The two draft resolutions recommended by the Fourth Committee were adopted by the General Assembly, the first by a vote of 64 to none, with 9 abstentions, and the second unanimously.
There is this much talk about saying that the Plebiscite had allowed a time frame after which the old order could be implemented. Meaning, the 1956 Plebiscite had an expiry date. This simply cannot be true. It is like saying the 1992 referendum to accept the Fourth Ghana Republican Constitution has an expiry date.
It is a fact that there is no such statement in the General Assembly Resolution 11d Session of the United Nations, 1044 (XI) on The Future of Togoland under British administration of the 619th Plenary meeting held on December 13, 1956.
The document reads, The General Assembly, recalling that, by resolution 944 (X) of 15 December 1955, it recommended in pursuance of Article 76 b of the Charter of the United Nations, that a plebiscite be organized and conducted in the Trust Territory of Togoland under British administration by the Administrating Authority in consultation with and under the supervision of a United Nations Plebiscite, in order to ascertain the wishes of its inhabitants, in regard to the union of their Territory with an independent Gold Coast or otherwise,
Having received the report of the United Nations Plebiscite Commissioner on the organisation, conduct and results of the plebiscite, and having noted in particular the conclusion contained in the report that the plebiscite was held in an atmosphere of freedom, impartiality and fairness. Having also, received the report of the United Kingdom Plebiscite Administration, noting that the majority of the inhabitants of the Trust Territory participating in the plebiscite have expressed themselves in favour of the union of the Territory with an independent Gold Coast.

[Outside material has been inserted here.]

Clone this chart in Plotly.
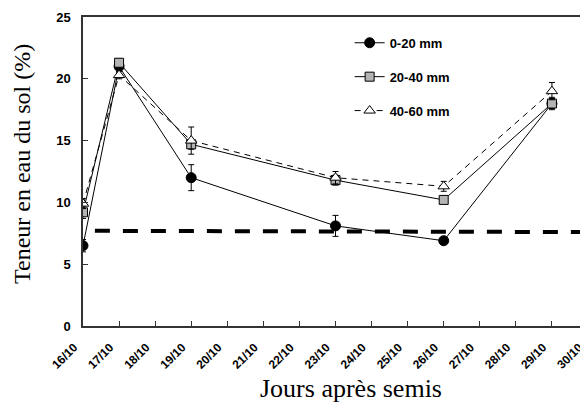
import plotly.graph_objects as go

# Data
days = [16, 17, 19, 23, 26, 29]
tick_vals = list(range(16, 31))
tick_text = [f"{d}/10" for d in tick_vals]

s1_name = "0-20 mm"
s1 = [6.5, 21.0, 12.0, 8.1, 6.9, 18.0]
s1_err = [0.5, 0.3, 1.05, 0.85, 0.2, 0.4]

s2_name = "20-40 mm"
s2 = [9.2, 21.3, 14.7, 11.8, 10.2, 18.0]
s2_err = [0.5, 0.3, 0.4, 0.4, 0.2, 0.5]

s3_name = "40-60 mm"
s3 = [9.9, 20.3, 15.0, 12.0, 11.3, 19.0]
s3_err = [0.4, 0.3, 1.1, 0.5, 0.4, 0.7]

thr_x = [16.33, 30]
thr_y = [7.7, 7.6]

fig = go.Figure()

fig.add_trace(go.Scatter(
    x=thr_x, y=thr_y, mode="lines", showlegend=False,
    line=dict(color="black", width=4, dash="15px,13px"), hoverinfo="skip"))

err_style = dict(type="data", visible=True, color="black", thickness=1, width=3)

fig.add_trace(go.Scatter(
    x=days, y=s1, name=s1_name, mode="lines+markers", legendgroup="a",
    line=dict(color="black", width=1),
    marker=dict(symbol="circle", size=10, color="black", line=dict(color="black", width=1)),
    error_y=dict(array=s1_err, **err_style)))

fig.add_trace(go.Scatter(
    x=days, y=s2, name=s2_name, mode="lines+markers", legendgroup="b",
    line=dict(color="black", width=1),
    marker=dict(symbol="square", size=9, color="#b4b4b4", line=dict(color="black", width=1)),
    error_y=dict(array=s2_err, **err_style)))

fig.add_trace(go.Scatter(
    x=days, y=s3, name=s3_name, mode="lines+markers", legendgroup="c",
    line=dict(color="black", width=1, dash="6px,5px"),
    marker=dict(symbol="triangle-up", size=10, color="white", line=dict(color="black", width=1)),
    error_y=dict(array=s3_err, **err_style)))

fig.update_layout(
    width=588, height=407,
    margin=dict(l=75, r=8, t=9, b=89, autoexpand=False),
    paper_bgcolor="white", plot_bgcolor="white",
    showlegend=True,
    legend=dict(x=0.528, y=0.965, xanchor="left", yanchor="top",
                bgcolor="rgba(0,0,0,0)", tracegroupgap=14,
                font=dict(family="Liberation Sans", size=13, color="black", weight="bold"),
                traceorder="grouped"),
    annotations=[
        dict(text="Jours après semis", x=(351 - 83) / 505, xref="paper",
             y=-(388 - 326) / 309, yref="paper", showarrow=False,
             font=dict(family="Liberation Serif", size=26, color="black"),
             xanchor="center", yanchor="middle"),
        dict(text="Teneur en eau du sol (%)", x=-(83 - 22) / 505, xref="paper",
             y=(326 - 164) / 309, yref="paper", showarrow=False, textangle=-90,
             font=dict(family="Liberation Serif", size=24, color="black"),
             xanchor="center", yanchor="middle"),
    ],
)

fig.update_xaxes(
    range=[16, 30], tickmode="array", tickvals=tick_vals, ticktext=tick_text,
    tickangle=-45, ticks="inside", ticklen=5, tickcolor="#333", tickwidth=1.2,
    ticklabelshift=-9, ticklabelstandoff=8,
    showline=True, linecolor="#333", linewidth=1.5, mirror=True,
    showgrid=False, zeroline=False, automargin=False,
    tickfont=dict(family="Liberation Sans", size=12, color="black", weight="bold"))

fig.update_yaxes(
    range=[0, 25], tickvals=[0, 5, 10, 15, 20, 25],
    ticks="inside", ticklen=5, tickcolor="#333", tickwidth=1.2,
    ticklabelstandoff=8,
    showline=True, linecolor="#333", linewidth=1.5,
    showgrid=False, zeroline=False, automargin=False,
    tickfont=dict(family="Liberation Sans", size=13, color="black", weight="bold"))

fig.write_html("out.html")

Noting also the recommendation of the Trusteeship Council in its resolution 1496 (XVIII) of 31 July 1956 that appropriate steps be taken, in consultation with the Administrating Authority, for the termination of the Trusteeship Agreement for the Territory to become effective upon the attainment of independence of the Gold Coast. Having been informed by the Administrating Authority that it is the intention of the Government of the United Kingdom of Great Britain and Northern Ireland that Gold Coast shall become independent on 6 March 1957,
General Assembly Resolution 11d Session of the United Nations, 1045 (XI) on the Report of the United Nations Plebiscite Commissioner for the Trust Territory of Togoland under British Administration of the 619th Plenary meeting held on December 13, 1956, reads:
The General Assembly, having received the report of the United Nations Plebiscite Commissioner on the organisation, conduct and results of the plebiscite in the Trust Territory of Togoland under British administration,
The above are authentic UN documents on Trans Volta Togoland, and they clearly show that after the debate, sections where petitions were allowed by Ewes, the United Nations was pleased with the conduct and results of the 1956 Plebiscite and went ahead with the unification of British Togoland and Ghana on March 6, 1957, as wished by the majority of those who participated in the May 9, 1956 Plebiscite.
Nowhere in any UN report or document was it stated that a so-called Western Togoland ever existed and should be in the state of waiting until such a time that it will be united to any Eastern Togoland.
If the so-called separatists want us to believe that they are not part of Ghana, then they are invoking UN Resolution 63 (I), which means they must go back under trusteeship. At any rate, the UK, which used to administer the territory, is not interested in doing so.
A lot of old wives’ tales are being peddled about, some of which I will respond to in my fourth and final part of this submission. What is unbelievable is that some rather very enlightened and much-read people are pushing the youth onto the streets to trumpet their lies and sow seeds of confusion in that part of the region.
Some have asked for hard evidence from me, and even though I gave them leads, they felt dissatisfied, and so I have to take the trouble to publish this research work, quoting my sources.